▶ DESCRIPTION OF THE TASK: Do not repeat pictures. Repeat exactly the lines of the listing below from its first line through the line with "6, 6, 5, 5, 5]".
***** DATASET EXTRACT
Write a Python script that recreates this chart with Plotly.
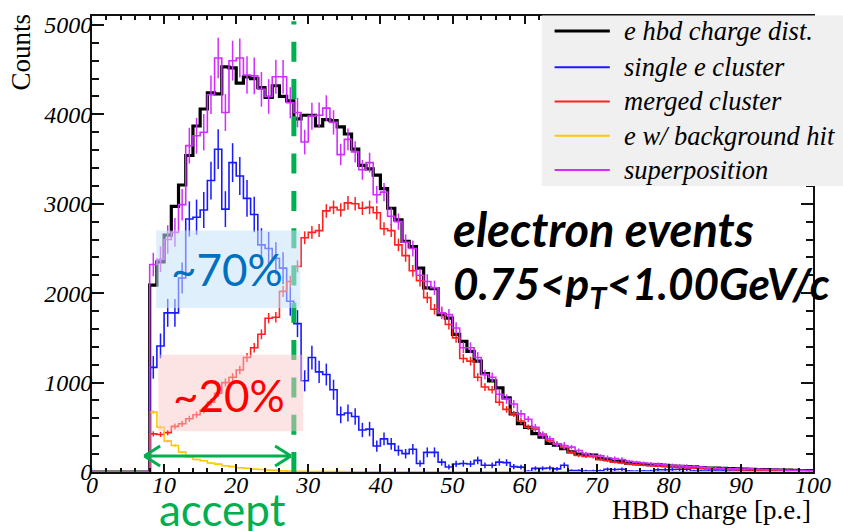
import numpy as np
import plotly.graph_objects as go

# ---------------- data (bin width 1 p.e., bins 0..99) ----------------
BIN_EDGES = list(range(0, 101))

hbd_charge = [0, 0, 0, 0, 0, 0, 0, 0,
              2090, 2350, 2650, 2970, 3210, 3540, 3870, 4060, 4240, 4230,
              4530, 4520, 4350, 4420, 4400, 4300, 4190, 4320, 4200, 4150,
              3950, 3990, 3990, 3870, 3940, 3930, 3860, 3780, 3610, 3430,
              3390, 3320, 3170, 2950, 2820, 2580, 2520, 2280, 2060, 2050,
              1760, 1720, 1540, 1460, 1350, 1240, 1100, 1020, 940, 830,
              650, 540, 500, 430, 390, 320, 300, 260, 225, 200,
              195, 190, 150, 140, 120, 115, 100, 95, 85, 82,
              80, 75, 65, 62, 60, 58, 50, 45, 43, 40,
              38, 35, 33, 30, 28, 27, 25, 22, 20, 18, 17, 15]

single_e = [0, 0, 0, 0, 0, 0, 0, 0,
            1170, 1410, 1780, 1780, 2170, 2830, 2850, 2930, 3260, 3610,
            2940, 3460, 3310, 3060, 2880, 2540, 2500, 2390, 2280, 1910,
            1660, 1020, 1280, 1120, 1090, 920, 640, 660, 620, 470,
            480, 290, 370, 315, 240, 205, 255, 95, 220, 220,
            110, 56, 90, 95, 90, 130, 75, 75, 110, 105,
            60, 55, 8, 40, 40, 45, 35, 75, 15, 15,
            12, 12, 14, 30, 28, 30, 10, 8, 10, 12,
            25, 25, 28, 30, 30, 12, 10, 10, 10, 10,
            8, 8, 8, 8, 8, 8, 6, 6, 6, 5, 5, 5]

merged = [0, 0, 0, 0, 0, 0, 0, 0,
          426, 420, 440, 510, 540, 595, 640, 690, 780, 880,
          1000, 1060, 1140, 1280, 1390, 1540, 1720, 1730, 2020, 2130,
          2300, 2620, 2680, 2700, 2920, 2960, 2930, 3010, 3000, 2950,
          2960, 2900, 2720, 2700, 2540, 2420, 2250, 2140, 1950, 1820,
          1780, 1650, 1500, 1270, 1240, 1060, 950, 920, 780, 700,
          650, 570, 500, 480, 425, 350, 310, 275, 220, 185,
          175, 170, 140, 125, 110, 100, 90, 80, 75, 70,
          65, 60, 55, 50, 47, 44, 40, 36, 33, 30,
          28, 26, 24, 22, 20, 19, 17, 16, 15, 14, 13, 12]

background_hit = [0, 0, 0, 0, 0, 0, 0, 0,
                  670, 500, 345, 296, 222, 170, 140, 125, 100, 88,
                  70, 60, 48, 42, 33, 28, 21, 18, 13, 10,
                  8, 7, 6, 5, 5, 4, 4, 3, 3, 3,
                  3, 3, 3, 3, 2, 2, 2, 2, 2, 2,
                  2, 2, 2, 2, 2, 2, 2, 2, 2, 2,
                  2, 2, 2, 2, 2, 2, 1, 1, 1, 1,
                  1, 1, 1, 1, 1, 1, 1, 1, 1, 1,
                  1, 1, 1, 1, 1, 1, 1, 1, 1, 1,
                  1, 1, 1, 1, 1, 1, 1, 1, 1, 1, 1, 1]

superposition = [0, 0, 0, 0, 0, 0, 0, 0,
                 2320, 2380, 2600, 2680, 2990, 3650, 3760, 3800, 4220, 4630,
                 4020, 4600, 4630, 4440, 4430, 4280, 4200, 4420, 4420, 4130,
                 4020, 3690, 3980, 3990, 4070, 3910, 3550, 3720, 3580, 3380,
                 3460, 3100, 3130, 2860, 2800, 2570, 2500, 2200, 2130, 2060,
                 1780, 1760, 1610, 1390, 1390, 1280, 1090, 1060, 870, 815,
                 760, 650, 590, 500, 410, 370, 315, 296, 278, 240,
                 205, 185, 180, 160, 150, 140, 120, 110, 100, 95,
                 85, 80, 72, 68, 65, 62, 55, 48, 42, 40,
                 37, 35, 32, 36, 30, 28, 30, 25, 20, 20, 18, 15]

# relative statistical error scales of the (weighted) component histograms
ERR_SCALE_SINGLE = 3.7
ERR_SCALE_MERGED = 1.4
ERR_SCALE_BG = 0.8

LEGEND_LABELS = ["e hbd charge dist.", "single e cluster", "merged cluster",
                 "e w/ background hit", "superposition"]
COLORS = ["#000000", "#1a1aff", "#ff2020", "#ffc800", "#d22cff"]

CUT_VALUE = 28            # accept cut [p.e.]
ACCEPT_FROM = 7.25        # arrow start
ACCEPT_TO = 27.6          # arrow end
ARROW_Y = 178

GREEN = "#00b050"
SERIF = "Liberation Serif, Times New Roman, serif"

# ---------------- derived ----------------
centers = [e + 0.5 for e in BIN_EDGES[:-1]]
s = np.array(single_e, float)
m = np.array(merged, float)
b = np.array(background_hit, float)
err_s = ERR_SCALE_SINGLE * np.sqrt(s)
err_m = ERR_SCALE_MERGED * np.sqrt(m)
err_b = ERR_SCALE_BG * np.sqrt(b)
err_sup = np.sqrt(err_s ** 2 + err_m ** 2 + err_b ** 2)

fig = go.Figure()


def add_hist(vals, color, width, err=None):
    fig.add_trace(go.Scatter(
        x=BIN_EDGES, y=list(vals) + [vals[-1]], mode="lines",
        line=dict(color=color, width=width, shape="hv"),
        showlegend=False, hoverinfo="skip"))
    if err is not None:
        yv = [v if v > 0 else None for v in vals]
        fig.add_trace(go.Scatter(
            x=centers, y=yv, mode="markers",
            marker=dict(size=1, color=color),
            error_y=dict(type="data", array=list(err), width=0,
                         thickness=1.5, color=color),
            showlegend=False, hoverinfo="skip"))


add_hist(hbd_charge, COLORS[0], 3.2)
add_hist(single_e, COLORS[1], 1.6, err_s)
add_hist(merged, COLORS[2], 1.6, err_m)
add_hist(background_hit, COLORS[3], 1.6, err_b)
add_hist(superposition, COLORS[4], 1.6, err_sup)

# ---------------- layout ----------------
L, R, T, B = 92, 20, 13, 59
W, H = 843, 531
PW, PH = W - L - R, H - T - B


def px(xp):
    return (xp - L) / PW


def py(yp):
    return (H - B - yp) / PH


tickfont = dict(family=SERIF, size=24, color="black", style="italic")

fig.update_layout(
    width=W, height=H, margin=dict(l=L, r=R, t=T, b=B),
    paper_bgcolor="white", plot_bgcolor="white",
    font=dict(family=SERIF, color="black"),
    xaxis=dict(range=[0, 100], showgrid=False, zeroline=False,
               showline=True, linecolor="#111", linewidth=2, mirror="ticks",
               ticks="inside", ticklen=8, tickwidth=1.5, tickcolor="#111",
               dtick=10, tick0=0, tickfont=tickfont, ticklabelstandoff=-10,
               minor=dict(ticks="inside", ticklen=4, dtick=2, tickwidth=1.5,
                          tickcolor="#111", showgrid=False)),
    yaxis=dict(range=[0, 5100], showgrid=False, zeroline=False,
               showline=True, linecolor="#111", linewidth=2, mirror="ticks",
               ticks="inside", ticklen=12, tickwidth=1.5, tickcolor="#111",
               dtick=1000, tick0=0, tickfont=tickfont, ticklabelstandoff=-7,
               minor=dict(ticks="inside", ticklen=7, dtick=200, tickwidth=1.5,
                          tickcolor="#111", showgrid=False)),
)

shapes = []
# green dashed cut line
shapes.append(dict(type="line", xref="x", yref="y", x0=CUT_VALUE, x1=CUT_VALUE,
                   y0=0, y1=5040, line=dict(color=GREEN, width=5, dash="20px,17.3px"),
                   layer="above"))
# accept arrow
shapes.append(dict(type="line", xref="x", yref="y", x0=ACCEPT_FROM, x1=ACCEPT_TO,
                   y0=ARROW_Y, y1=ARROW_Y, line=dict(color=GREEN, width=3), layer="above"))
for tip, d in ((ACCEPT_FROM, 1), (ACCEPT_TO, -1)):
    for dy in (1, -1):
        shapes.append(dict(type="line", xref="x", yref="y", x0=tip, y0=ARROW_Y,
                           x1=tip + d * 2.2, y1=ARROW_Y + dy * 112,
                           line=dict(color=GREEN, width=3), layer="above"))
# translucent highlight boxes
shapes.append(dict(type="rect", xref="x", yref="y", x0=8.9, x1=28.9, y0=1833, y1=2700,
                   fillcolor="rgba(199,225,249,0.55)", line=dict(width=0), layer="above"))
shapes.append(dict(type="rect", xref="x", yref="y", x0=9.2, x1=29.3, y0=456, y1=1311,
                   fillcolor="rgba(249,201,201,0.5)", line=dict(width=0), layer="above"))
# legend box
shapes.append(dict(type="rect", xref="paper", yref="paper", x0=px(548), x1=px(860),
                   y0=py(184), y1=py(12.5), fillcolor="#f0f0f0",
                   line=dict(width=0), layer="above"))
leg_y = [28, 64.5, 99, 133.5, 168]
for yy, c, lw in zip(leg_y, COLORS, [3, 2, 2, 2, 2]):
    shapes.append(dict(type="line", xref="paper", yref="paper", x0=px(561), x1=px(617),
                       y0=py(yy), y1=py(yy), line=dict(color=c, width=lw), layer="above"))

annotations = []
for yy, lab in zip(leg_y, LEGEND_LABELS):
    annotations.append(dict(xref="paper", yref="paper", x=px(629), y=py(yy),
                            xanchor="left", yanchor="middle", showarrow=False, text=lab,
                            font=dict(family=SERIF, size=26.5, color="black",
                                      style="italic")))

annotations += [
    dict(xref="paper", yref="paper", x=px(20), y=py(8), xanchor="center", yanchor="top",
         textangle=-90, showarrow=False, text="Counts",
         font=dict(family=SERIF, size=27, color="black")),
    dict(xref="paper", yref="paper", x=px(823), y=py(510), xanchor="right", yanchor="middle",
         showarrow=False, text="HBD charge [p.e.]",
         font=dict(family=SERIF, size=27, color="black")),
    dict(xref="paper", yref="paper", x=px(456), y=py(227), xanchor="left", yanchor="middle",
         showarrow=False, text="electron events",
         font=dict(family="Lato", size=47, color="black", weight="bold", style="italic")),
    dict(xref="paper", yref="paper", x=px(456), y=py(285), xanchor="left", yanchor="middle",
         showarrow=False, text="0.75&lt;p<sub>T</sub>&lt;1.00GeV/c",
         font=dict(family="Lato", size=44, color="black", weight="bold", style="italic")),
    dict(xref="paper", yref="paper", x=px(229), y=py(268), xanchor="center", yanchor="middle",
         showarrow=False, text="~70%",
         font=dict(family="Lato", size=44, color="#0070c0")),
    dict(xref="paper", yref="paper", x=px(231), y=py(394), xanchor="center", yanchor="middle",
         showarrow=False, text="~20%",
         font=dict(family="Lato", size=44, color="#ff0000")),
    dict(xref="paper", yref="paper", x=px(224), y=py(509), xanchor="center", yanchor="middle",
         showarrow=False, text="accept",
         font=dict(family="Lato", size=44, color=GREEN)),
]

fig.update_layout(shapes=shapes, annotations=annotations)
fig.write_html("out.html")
**********
▶ PROBLEM SOLUTION:
Write a Python script that recreates this chart with Plotly.
import numpy as np
import plotly.graph_objects as go

# ---------------- data (bin width 1 p.e., bins 0..99) ----------------
BIN_EDGES = list(range(0, 101))

hbd_charge = [0, 0, 0, 0, 0, 0, 0, 0,
              2090, 2350, 2650, 2970, 3210, 3540, 3870, 4060, 4240, 4230,
              4530, 4520, 4350, 4420, 4400, 4300, 4190, 4320, 4200, 4150,
              3950, 3990, 3990, 3870, 3940, 3930, 3860, 3780, 3610, 3430,
              3390, 3320, 3170, 2950, 2820, 2580, 2520, 2280, 2060, 2050,
              1760, 1720, 1540, 1460, 1350, 1240, 1100, 1020, 940, 830,
              650, 540, 500, 430, 390, 320, 300, 260, 225, 200,
              195, 190, 150, 140, 120, 115, 100, 95, 85, 82,
              80, 75, 65, 62, 60, 58, 50, 45, 43, 40,
              38, 35, 33, 30, 28, 27, 25, 22, 20, 18, 17, 15]

single_e = [0, 0, 0, 0, 0, 0, 0, 0,
            1170, 1410, 1780, 1780, 2170, 2830, 2850, 2930, 3260, 3610,
            2940, 3460, 3310, 3060, 2880, 2540, 2500, 2390, 2280, 1910,
            1660, 1020, 1280, 1120, 1090, 920, 640, 660, 620, 470,
            480, 290, 370, 315, 240, 205, 255, 95, 220, 220,
            110, 56, 90, 95, 90, 130, 75, 75, 110, 105,
            60, 55, 8, 40, 40, 45, 35, 75, 15, 15,
            12, 12, 14, 30, 28, 30, 10, 8, 10, 12,
            25, 25, 28, 30, 30, 12, 10, 10, 10, 10,
            8, 8, 8, 8, 8, 8, 6, 6, 6, 5, 5, 5]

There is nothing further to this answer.